Apa yg dirasakan masyarakat koheren dgn data-data tadi. Sy kira selama ini pemerintah memang terlalu mementingkan agenda pembangunan infrastruktur dgn mengesampingkan agenda penegakan HAM.
Celakanya, pembangunan infrastruktur itupun lebih banyak didominasi oleh pembangunan jalan tol, yg hanya melayani konsumen tertentu, sehingga gagal menghadirkan keadilan ekonomi. Jangan lupa, keadilan ekonomi adalah bagian dari HAM.

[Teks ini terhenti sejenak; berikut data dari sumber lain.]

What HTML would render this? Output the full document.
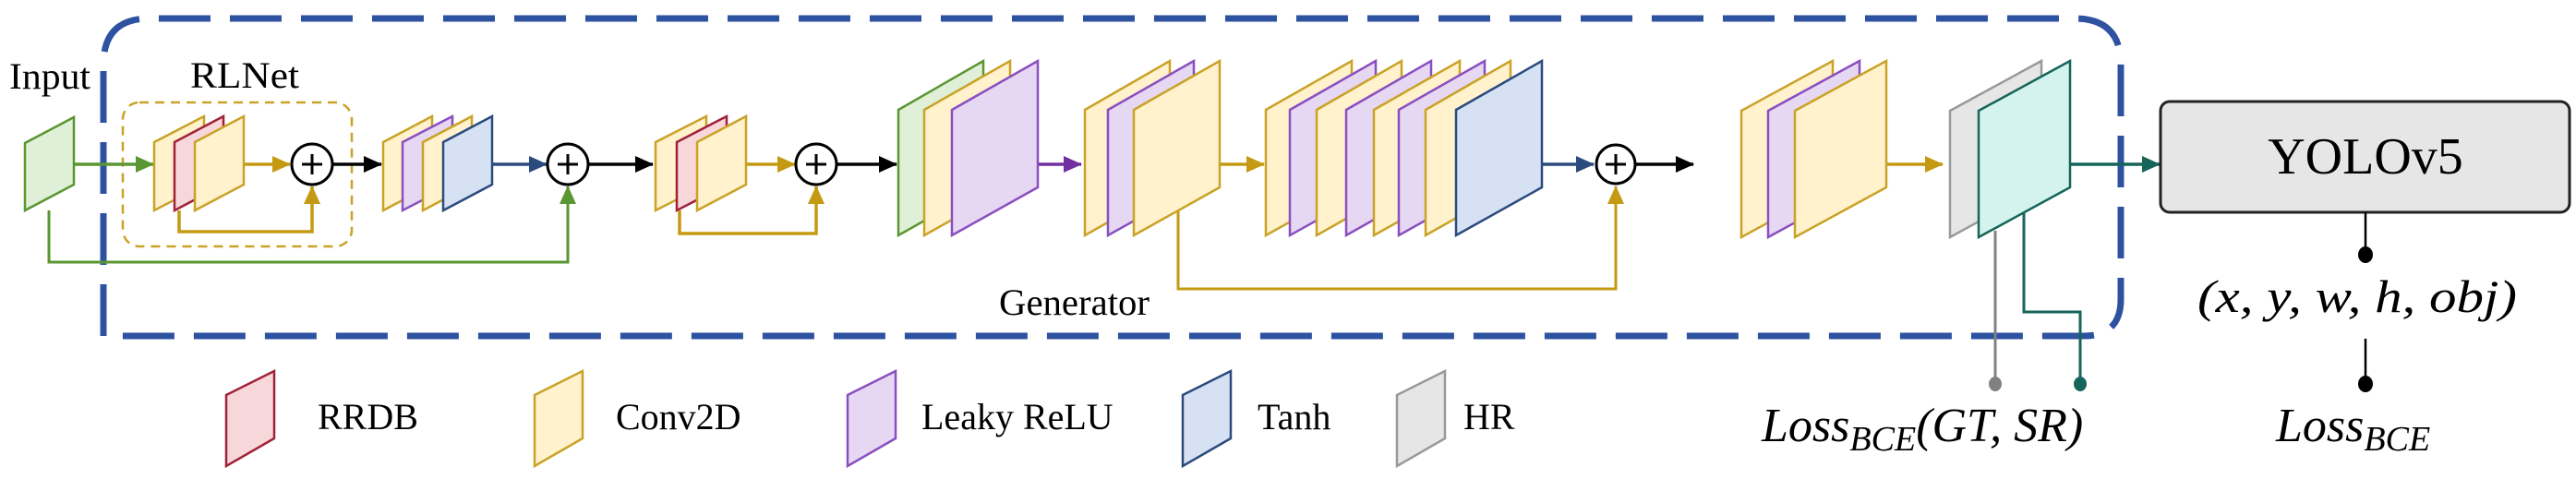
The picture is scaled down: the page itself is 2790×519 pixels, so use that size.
<!DOCTYPE html>
<html><head><meta charset="utf-8"><style>
html,body{margin:0;padding:0;background:#fff;}
svg{display:block;}
svg text{font-family:"Liberation Serif","DejaVu Serif",serif !important;fill:#000;}
</style></head><body>
<svg width="2790" height="519" viewBox="0 0 2790 519" xmlns="http://www.w3.org/2000/svg" font-family="Liberation Serif, serif">
<defs>
<marker id="aG" markerWidth="20" markerHeight="18" refX="19" refY="9" orient="auto" markerUnits="userSpaceOnUse" viewBox="0 0 20 18"><path d="M0,0 L20,9 L0,18z" fill="#5a9632"/></marker>
<marker id="aY" markerWidth="20" markerHeight="18" refX="19" refY="9" orient="auto" markerUnits="userSpaceOnUse" viewBox="0 0 20 18"><path d="M0,0 L20,9 L0,18z" fill="#c49a12"/></marker>
<marker id="aK" markerWidth="20" markerHeight="18" refX="19" refY="9" orient="auto" markerUnits="userSpaceOnUse" viewBox="0 0 20 18"><path d="M0,0 L20,9 L0,18z" fill="#000"/></marker>
<marker id="aN" markerWidth="20" markerHeight="18" refX="19" refY="9" orient="auto" markerUnits="userSpaceOnUse" viewBox="0 0 20 18"><path d="M0,0 L20,9 L0,18z" fill="#2b4a7e"/></marker>
<marker id="aP" markerWidth="20" markerHeight="18" refX="19" refY="9" orient="auto" markerUnits="userSpaceOnUse" viewBox="0 0 20 18"><path d="M0,0 L20,9 L0,18z" fill="#7030a0"/></marker>
<marker id="aT" markerWidth="20" markerHeight="18" refX="19" refY="9" orient="auto" markerUnits="userSpaceOnUse" viewBox="0 0 20 18"><path d="M0,0 L20,9 L0,18z" fill="#16655a"/></marker>
</defs>
<style>
.y{fill:#fff2cc;stroke:#c9a227;stroke-width:2.5}
.r{fill:#f8d7da;stroke:#a0213a;stroke-width:2.5}
.p{fill:#e6d8f2;stroke:#8a4fc0;stroke-width:2.5}
.g{fill:#e0f0d8;stroke:#5a9632;stroke-width:2.5}
.b{fill:#d6e2f4;stroke:#2b4a7e;stroke-width:2.5}
.h{fill:#e6e6e6;stroke:#999;stroke-width:2.5}
.t{fill:#d4f3ef;stroke:#16655a;stroke-width:2.5}
</style>

<path d="M112,364 L112,70 Q112,20 162,20 L2247,20 Q2297,20 2297,70 L2297,324 Q2297,364 2257,364 Z" fill="none" stroke="#2d52a0" stroke-width="7" stroke-dasharray="56,21"/>
<rect x="133" y="111" width="248" height="156" rx="18" fill="none" stroke="#c9a227" stroke-width="2.5" stroke-dasharray="10,7"/>

<text x="10" y="96" font-size="40" font-family="Liberation Serif, serif" textLength="88" lengthAdjust="spacingAndGlyphs">Input</text>
<text x="206" y="95" font-size="40" font-family="Liberation Serif, serif" textLength="118" lengthAdjust="spacingAndGlyphs">RLNet</text>
<text x="1082" y="341" font-size="40" font-family="Liberation Serif, serif" textLength="163" lengthAdjust="spacingAndGlyphs">Generator</text>

<path d="M53,228 L53,284 L615,284 L615,202" fill="none" stroke="#5a9632" stroke-width="3" marker-end="url(#aG)"/>
<line x1="80" y1="178" x2="166" y2="178" stroke="#5a9632" stroke-width="3.5" marker-end="url(#aG)"/>
<line x1="264" y1="178" x2="314" y2="178" stroke="#c49a12" stroke-width="3.5" marker-end="url(#aY)"/>
<path d="M194,228 L194,251 L338,251 L338,202" fill="none" stroke="#c49a12" stroke-width="3.5" marker-end="url(#aY)"/>
<line x1="361" y1="178" x2="413" y2="178" stroke="#000" stroke-width="3.5" marker-end="url(#aK)"/>
<line x1="533" y1="178" x2="592" y2="178" stroke="#2b4a7e" stroke-width="3.5" marker-end="url(#aN)"/>
<line x1="637" y1="178" x2="707" y2="178" stroke="#000" stroke-width="3.5" marker-end="url(#aK)"/>
<line x1="808" y1="178" x2="861" y2="178" stroke="#c49a12" stroke-width="3.5" marker-end="url(#aY)"/>
<path d="M736,228 L736,253 L884,253 L884,202" fill="none" stroke="#c49a12" stroke-width="3.5" marker-end="url(#aY)"/>
<line x1="906" y1="178" x2="971" y2="178" stroke="#000" stroke-width="3.5" marker-end="url(#aK)"/>
<line x1="1124" y1="178" x2="1171" y2="178" stroke="#7030a0" stroke-width="3.5" marker-end="url(#aP)"/>
<line x1="1321" y1="178" x2="1369" y2="178" stroke="#c49a12" stroke-width="3.5" marker-end="url(#aY)"/>
<path d="M1276,229 L1276,313 L1750,313 L1750,202" fill="none" stroke="#c49a12" stroke-width="3" marker-end="url(#aY)"/>
<line x1="1670" y1="178" x2="1726" y2="178" stroke="#2b4a7e" stroke-width="3.5" marker-end="url(#aN)"/>
<line x1="1772" y1="178" x2="1834" y2="178" stroke="#000" stroke-width="3.5" marker-end="url(#aK)"/>
<line x1="2043" y1="178" x2="2104" y2="178" stroke="#c49a12" stroke-width="3.5" marker-end="url(#aY)"/>
<line x1="2242" y1="178" x2="2339" y2="178" stroke="#16655a" stroke-width="3.5" marker-end="url(#aT)"/>

<polygon class="g" points="27,155 80,127 80,200 27,228"/>
<polygon class="y" points="167,154 221,126 221,200 167,228"/>
<polygon class="r" points="189,154 242,126 242,200 189,228"/>
<polygon class="y" points="211,154 264,126 264,200 211,228"/>
<polygon class="y" points="415,154 468,126 468,200 415,228"/>
<polygon class="p" points="436,154 490,126 490,200 436,228"/>
<polygon class="y" points="458,154 511,126 511,200 458,228"/>
<polygon class="b" points="480,154 533,126 533,200 480,228"/>
<polygon class="y" points="710,154 765,126 765,200 710,228"/>
<polygon class="r" points="733,154 787,126 787,200 733,228"/>
<polygon class="y" points="755,154 808,126 808,200 755,228"/>

<polygon class="g" points="973,119 1065,66 1065,203 973,255"/>
<polygon class="y" points="1001,119 1094,66 1094,203 1001,255"/>
<polygon class="p" points="1031,119 1124,66 1124,203 1031,255"/>

<polygon class="y" points="1175,119 1267,66 1267,203 1175,255"/>
<polygon class="p" points="1200,119 1293,66 1293,203 1200,255"/>
<polygon class="y" points="1228,119 1321,66 1321,203 1228,255"/>

<polygon class="y" points="1371,119 1464,66 1464,203 1371,255"/>
<polygon class="p" points="1397,119 1490,66 1490,203 1397,255"/>
<polygon class="y" points="1426,119 1518,66 1518,203 1426,255"/>
<polygon class="p" points="1458,119 1550,66 1550,203 1458,255"/>
<polygon class="y" points="1488,119 1581,66 1581,203 1488,255"/>
<polygon class="p" points="1515,119 1608,66 1608,203 1515,255"/>
<polygon class="y" points="1544,119 1636,66 1636,203 1544,255"/>
<polygon class="b" points="1577,119 1670,66 1670,203 1577,255"/>

<polygon class="y" points="1886,120 1985,66 1985,203 1886,257"/>
<polygon class="p" points="1915,120 2014,66 2014,203 1915,257"/>
<polygon class="y" points="1944,120 2043,66 2043,203 1944,257"/>

<line x1="2161" y1="250" x2="2161" y2="414" stroke="#808080" stroke-width="3"/>
<ellipse cx="2161" cy="416" rx="7" ry="8" fill="#808080"/>
<polygon class="h" points="2112,120 2211,66 2211,203 2112,257"/>
<polygon class="t" points="2143,120 2242,66 2242,203 2143,257"/>
<path d="M2192,230 L2192,338 L2253,338 L2253,414" fill="none" stroke="#16655a" stroke-width="3"/>
<ellipse cx="2253" cy="416" rx="7" ry="8" fill="#16655a"/>

<g fill="#fff" stroke="#000" stroke-width="3">
<circle cx="338" cy="178" r="22"/>
<circle cx="615" cy="178" r="22"/>
<circle cx="884" cy="178" r="22"/>
<circle cx="1750" cy="178" r="21"/>
</g>
<g stroke="#000" stroke-width="3">
<path d="M327,178 H349 M338,167 V189"/>
<path d="M604,178 H626 M615,167 V189"/>
<path d="M873,178 H895 M884,167 V189"/>
<path d="M1739,178 H1761 M1750,167 V189"/>
</g>

<rect x="2340" y="110" width="443" height="120" rx="10" fill="#e6e6e6" stroke="#222" stroke-width="3"/>
<text x="2562" y="188" font-size="56" text-anchor="middle" font-family="Liberation Serif, serif">YOLOv5</text>
<line x1="2562" y1="230" x2="2562" y2="274" stroke="#000" stroke-width="2.5"/>
<ellipse cx="2562" cy="276" rx="8" ry="9" fill="#000"/>
<text x="2380" y="338" font-size="50" font-style="italic" font-family="Liberation Serif, serif" textLength="346" lengthAdjust="spacingAndGlyphs">(x, y, w, h, obj)</text>
<line x1="2562" y1="367" x2="2562" y2="414" stroke="#000" stroke-width="2.5"/>
<ellipse cx="2562" cy="416" rx="8" ry="9" fill="#000"/>
<text x="2465" y="478" font-size="52" font-style="italic" font-family="Liberation Serif, serif">Loss<tspan font-size="38" dy="10">BCE</tspan></text>
<text x="1908" y="478" font-size="52" font-style="italic" font-family="Liberation Serif, serif">Loss<tspan font-size="38" dy="10">BCE</tspan><tspan dy="-10">(GT, SR)</tspan></text>

<polygon class="r" points="245,428 297,402 297,475 245,505"/>
<text x="344" y="465" font-size="40" font-family="Liberation Serif, serif">RRDB</text>
<polygon class="y" points="579,428 631,402 631,475 579,505"/>
<text x="667" y="465" font-size="40" font-family="Liberation Serif, serif">Conv2D</text>
<polygon class="p" points="918,428 970,402 970,475 918,505"/>
<text x="998" y="465" font-size="40" font-family="Liberation Serif, serif">Leaky ReLU</text>
<polygon class="b" points="1281,428 1333,402 1333,475 1281,505"/>
<text x="1362" y="465" font-size="40" font-family="Liberation Serif, serif">Tanh</text>
<polygon class="h" points="1513,428 1565,402 1565,475 1513,505"/>
<text x="1585" y="465" font-size="40" font-family="Liberation Serif, serif">HR</text>
</svg>
</body></html>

BPS November lalu merilis data statistik bgmn perekonomian Indonesia saat ini masih didominasi oleh Pulau Jawa. Hal itu ditunjukkan dengan kontribusi Pulau Jawa terhadap perekonomian Indonesia yg mencapai 58,57%, padahal tahun lalu angkanya 58,49%. Ini tentu saja tdk bagus.
Artinya, Pemerintah tdk berhasil mendistribusikan pertumbuhan ekonomi ke luar Pulau Jawa. Pada saat bersamaan, kontribusi ekonomi daerah-daerah lain justru turun. Tahun lalu kontribusi Sumatera masih 21,66%, tahun ini turun menjadi 21,53%.
Begitu juga dgn Kalimantan, yg kontribusinya turun dari 8,20% menjadi 8,07%. Karena ekonomi kita justru kembali memusat di Jawa, ada problem keadilan dan pemerataan di situ.
Jadi, terkait dgn HAM, bukan hanya faktor kebebasan sipil saja yg mengalami kemunduran, namun keadilan ekonomi juga mengalami kemunduran.
Jangankan menyelesaikan kasus-kasus HAM masa lalu, untuk mengusut kasus Novel Baswedan saja pemerintahan saat ini tdk mampu. Ini sebaiknya dijadikan catatan oleh kita untuk memperbaiki kondisi HAM di masa mendatang," tulis Fadli Zon.